▶ [SUPPLIED ENTRIES]
+ + +

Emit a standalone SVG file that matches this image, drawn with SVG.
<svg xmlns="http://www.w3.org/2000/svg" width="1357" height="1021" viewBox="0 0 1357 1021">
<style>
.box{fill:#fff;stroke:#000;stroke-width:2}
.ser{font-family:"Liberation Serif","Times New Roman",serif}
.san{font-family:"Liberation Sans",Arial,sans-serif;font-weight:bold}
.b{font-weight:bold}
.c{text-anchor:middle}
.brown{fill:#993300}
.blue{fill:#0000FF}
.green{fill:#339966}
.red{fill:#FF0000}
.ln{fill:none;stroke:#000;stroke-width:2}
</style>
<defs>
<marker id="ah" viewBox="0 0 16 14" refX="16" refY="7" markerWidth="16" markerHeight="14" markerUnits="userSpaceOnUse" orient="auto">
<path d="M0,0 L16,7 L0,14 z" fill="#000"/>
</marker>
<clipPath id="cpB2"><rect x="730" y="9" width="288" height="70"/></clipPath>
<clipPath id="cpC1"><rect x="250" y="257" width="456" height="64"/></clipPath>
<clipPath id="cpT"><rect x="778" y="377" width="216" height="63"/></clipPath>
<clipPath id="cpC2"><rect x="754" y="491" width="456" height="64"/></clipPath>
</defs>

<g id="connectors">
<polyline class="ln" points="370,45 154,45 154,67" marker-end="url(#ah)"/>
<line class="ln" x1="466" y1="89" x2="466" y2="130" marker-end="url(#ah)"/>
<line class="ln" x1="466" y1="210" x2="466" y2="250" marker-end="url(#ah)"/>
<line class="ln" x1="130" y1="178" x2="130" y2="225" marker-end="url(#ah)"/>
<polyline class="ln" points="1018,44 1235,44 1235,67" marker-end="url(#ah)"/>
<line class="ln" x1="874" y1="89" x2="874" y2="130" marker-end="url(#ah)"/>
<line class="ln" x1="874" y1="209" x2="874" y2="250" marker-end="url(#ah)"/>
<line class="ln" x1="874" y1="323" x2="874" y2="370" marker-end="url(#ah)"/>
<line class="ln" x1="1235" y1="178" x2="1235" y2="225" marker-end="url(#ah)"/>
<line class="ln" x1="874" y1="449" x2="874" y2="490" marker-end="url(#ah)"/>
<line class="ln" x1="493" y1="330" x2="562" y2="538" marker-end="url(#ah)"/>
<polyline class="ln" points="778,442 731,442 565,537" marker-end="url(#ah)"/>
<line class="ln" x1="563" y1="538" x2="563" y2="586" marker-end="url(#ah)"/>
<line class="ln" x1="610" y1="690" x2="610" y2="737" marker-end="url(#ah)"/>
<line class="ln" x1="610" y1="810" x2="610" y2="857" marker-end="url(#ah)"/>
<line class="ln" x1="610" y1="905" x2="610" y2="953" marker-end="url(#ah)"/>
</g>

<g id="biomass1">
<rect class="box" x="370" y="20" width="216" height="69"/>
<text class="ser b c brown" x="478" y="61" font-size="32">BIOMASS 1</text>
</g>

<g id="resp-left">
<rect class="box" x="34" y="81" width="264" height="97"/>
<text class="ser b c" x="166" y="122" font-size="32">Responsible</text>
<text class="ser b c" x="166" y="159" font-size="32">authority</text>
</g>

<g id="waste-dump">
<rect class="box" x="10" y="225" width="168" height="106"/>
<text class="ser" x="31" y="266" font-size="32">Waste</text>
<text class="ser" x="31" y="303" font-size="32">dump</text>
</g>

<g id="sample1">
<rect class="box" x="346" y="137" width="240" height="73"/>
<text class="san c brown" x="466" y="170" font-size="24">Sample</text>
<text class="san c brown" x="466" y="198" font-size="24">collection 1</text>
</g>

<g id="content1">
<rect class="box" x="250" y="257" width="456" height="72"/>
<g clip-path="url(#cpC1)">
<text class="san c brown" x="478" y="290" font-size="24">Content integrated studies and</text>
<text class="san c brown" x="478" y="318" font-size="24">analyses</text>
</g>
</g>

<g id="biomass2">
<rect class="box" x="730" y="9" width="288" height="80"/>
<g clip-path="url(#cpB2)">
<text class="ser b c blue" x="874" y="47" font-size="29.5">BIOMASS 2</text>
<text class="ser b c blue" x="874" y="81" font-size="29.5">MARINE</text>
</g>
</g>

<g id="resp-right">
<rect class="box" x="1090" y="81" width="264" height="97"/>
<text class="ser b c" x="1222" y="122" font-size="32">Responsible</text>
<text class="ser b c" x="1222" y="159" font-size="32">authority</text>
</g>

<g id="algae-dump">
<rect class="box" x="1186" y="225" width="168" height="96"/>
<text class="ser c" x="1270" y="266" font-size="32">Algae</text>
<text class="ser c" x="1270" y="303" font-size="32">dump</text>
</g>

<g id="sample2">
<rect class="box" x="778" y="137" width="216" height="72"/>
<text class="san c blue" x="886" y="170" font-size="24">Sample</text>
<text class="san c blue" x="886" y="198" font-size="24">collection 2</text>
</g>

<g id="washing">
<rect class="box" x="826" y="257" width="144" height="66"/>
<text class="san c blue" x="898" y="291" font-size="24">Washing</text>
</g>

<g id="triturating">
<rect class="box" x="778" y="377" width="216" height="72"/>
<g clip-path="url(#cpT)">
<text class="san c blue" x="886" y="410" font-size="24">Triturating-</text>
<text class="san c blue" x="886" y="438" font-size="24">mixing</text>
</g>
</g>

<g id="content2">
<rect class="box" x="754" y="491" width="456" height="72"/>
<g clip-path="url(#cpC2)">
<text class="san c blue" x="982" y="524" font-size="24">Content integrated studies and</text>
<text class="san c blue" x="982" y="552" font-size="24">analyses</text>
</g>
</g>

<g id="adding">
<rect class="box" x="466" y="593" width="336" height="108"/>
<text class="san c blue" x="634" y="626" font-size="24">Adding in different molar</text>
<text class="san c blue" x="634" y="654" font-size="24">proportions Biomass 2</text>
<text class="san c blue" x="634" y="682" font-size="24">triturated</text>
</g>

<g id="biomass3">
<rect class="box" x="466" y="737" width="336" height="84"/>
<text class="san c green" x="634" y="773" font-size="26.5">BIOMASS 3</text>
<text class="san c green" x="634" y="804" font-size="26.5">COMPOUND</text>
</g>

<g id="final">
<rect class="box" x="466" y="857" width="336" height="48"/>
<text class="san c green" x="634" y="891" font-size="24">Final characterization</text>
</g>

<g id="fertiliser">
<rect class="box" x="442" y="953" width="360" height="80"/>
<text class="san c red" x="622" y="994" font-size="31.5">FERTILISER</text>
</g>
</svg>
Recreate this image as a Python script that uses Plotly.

+ + +

▶ [EXERCISE REQUIREMENTS]
Reproduce every line above without error.

▶ [EXPECTED ANSWER]
Emit a standalone SVG file that matches this image, drawn with SVG.
<svg xmlns="http://www.w3.org/2000/svg" width="1357" height="1021" viewBox="0 0 1357 1021">
<style>
.box{fill:#fff;stroke:#000;stroke-width:2}
.ser{font-family:"Liberation Serif","Times New Roman",serif}
.san{font-family:"Liberation Sans",Arial,sans-serif;font-weight:bold}
.b{font-weight:bold}
.c{text-anchor:middle}
.brown{fill:#993300}
.blue{fill:#0000FF}
.green{fill:#339966}
.red{fill:#FF0000}
.ln{fill:none;stroke:#000;stroke-width:2}
</style>
<defs>
<marker id="ah" viewBox="0 0 16 14" refX="16" refY="7" markerWidth="16" markerHeight="14" markerUnits="userSpaceOnUse" orient="auto">
<path d="M0,0 L16,7 L0,14 z" fill="#000"/>
</marker>
<clipPath id="cpB2"><rect x="730" y="9" width="288" height="70"/></clipPath>
<clipPath id="cpC1"><rect x="250" y="257" width="456" height="64"/></clipPath>
<clipPath id="cpT"><rect x="778" y="377" width="216" height="63"/></clipPath>
<clipPath id="cpC2"><rect x="754" y="491" width="456" height="64"/></clipPath>
</defs>

<g id="connectors">
<polyline class="ln" points="370,45 154,45 154,67" marker-end="url(#ah)"/>
<line class="ln" x1="466" y1="89" x2="466" y2="130" marker-end="url(#ah)"/>
<line class="ln" x1="466" y1="210" x2="466" y2="250" marker-end="url(#ah)"/>
<line class="ln" x1="130" y1="178" x2="130" y2="225" marker-end="url(#ah)"/>
<polyline class="ln" points="1018,44 1235,44 1235,67" marker-end="url(#ah)"/>
<line class="ln" x1="874" y1="89" x2="874" y2="130" marker-end="url(#ah)"/>
<line class="ln" x1="874" y1="209" x2="874" y2="250" marker-end="url(#ah)"/>
<line class="ln" x1="874" y1="323" x2="874" y2="370" marker-end="url(#ah)"/>
<line class="ln" x1="1235" y1="178" x2="1235" y2="225" marker-end="url(#ah)"/>
<line class="ln" x1="874" y1="449" x2="874" y2="490" marker-end="url(#ah)"/>
<line class="ln" x1="493" y1="330" x2="562" y2="538" marker-end="url(#ah)"/>
<polyline class="ln" points="778,442 731,442 565,537" marker-end="url(#ah)"/>
<line class="ln" x1="563" y1="538" x2="563" y2="586" marker-end="url(#ah)"/>
<line class="ln" x1="610" y1="690" x2="610" y2="737" marker-end="url(#ah)"/>
<line class="ln" x1="610" y1="810" x2="610" y2="857" marker-end="url(#ah)"/>
<line class="ln" x1="610" y1="905" x2="610" y2="953" marker-end="url(#ah)"/>
</g>

<g id="biomass1">
<rect class="box" x="370" y="20" width="216" height="69"/>
<text class="ser b c brown" x="478" y="61" font-size="32">BIOMASS 1</text>
</g>

<g id="resp-left">
<rect class="box" x="34" y="81" width="264" height="97"/>
<text class="ser b c" x="166" y="122" font-size="32">Responsible</text>
<text class="ser b c" x="166" y="159" font-size="32">authority</text>
</g>

<g id="waste-dump">
<rect class="box" x="10" y="225" width="168" height="106"/>
<text class="ser" x="31" y="266" font-size="32">Waste</text>
<text class="ser" x="31" y="303" font-size="32">dump</text>
</g>

<g id="sample1">
<rect class="box" x="346" y="137" width="240" height="73"/>
<text class="san c brown" x="466" y="170" font-size="24">Sample</text>
<text class="san c brown" x="466" y="198" font-size="24">collection 1</text>
</g>

<g id="content1">
<rect class="box" x="250" y="257" width="456" height="72"/>
<g clip-path="url(#cpC1)">
<text class="san c brown" x="478" y="290" font-size="24">Content integrated studies and</text>
<text class="san c brown" x="478" y="318" font-size="24">analyses</text>
</g>
</g>

<g id="biomass2">
<rect class="box" x="730" y="9" width="288" height="80"/>
<g clip-path="url(#cpB2)">
<text class="ser b c blue" x="874" y="47" font-size="29.5">BIOMASS 2</text>
<text class="ser b c blue" x="874" y="81" font-size="29.5">MARINE</text>
</g>
</g>

<g id="resp-right">
<rect class="box" x="1090" y="81" width="264" height="97"/>
<text class="ser b c" x="1222" y="122" font-size="32">Responsible</text>
<text class="ser b c" x="1222" y="159" font-size="32">authority</text>
</g>

<g id="algae-dump">
<rect class="box" x="1186" y="225" width="168" height="96"/>
<text class="ser c" x="1270" y="266" font-size="32">Algae</text>
<text class="ser c" x="1270" y="303" font-size="32">dump</text>
</g>

<g id="sample2">
<rect class="box" x="778" y="137" width="216" height="72"/>
<text class="san c blue" x="886" y="170" font-size="24">Sample</text>
<text class="san c blue" x="886" y="198" font-size="24">collection 2</text>
</g>

<g id="washing">
<rect class="box" x="826" y="257" width="144" height="66"/>
<text class="san c blue" x="898" y="291" font-size="24">Washing</text>
</g>

<g id="triturating">
<rect class="box" x="778" y="377" width="216" height="72"/>
<g clip-path="url(#cpT)">
<text class="san c blue" x="886" y="410" font-size="24">Triturating-</text>
<text class="san c blue" x="886" y="438" font-size="24">mixing</text>
</g>
</g>

<g id="content2">
<rect class="box" x="754" y="491" width="456" height="72"/>
<g clip-path="url(#cpC2)">
<text class="san c blue" x="982" y="524" font-size="24">Content integrated studies and</text>
<text class="san c blue" x="982" y="552" font-size="24">analyses</text>
</g>
</g>

<g id="adding">
<rect class="box" x="466" y="593" width="336" height="108"/>
<text class="san c blue" x="634" y="626" font-size="24">Adding in different molar</text>
<text class="san c blue" x="634" y="654" font-size="24">proportions Biomass 2</text>
<text class="san c blue" x="634" y="682" font-size="24">triturated</text>
</g>

<g id="biomass3">
<rect class="box" x="466" y="737" width="336" height="84"/>
<text class="san c green" x="634" y="773" font-size="26.5">BIOMASS 3</text>
<text class="san c green" x="634" y="804" font-size="26.5">COMPOUND</text>
</g>

<g id="final">
<rect class="box" x="466" y="857" width="336" height="48"/>
<text class="san c green" x="634" y="891" font-size="24">Final characterization</text>
</g>

<g id="fertiliser">
<rect class="box" x="442" y="953" width="360" height="80"/>
<text class="san c red" x="622" y="994" font-size="31.5">FERTILISER</text>
</g>
</svg>
Recreate this image as a Python script that uses Plotly.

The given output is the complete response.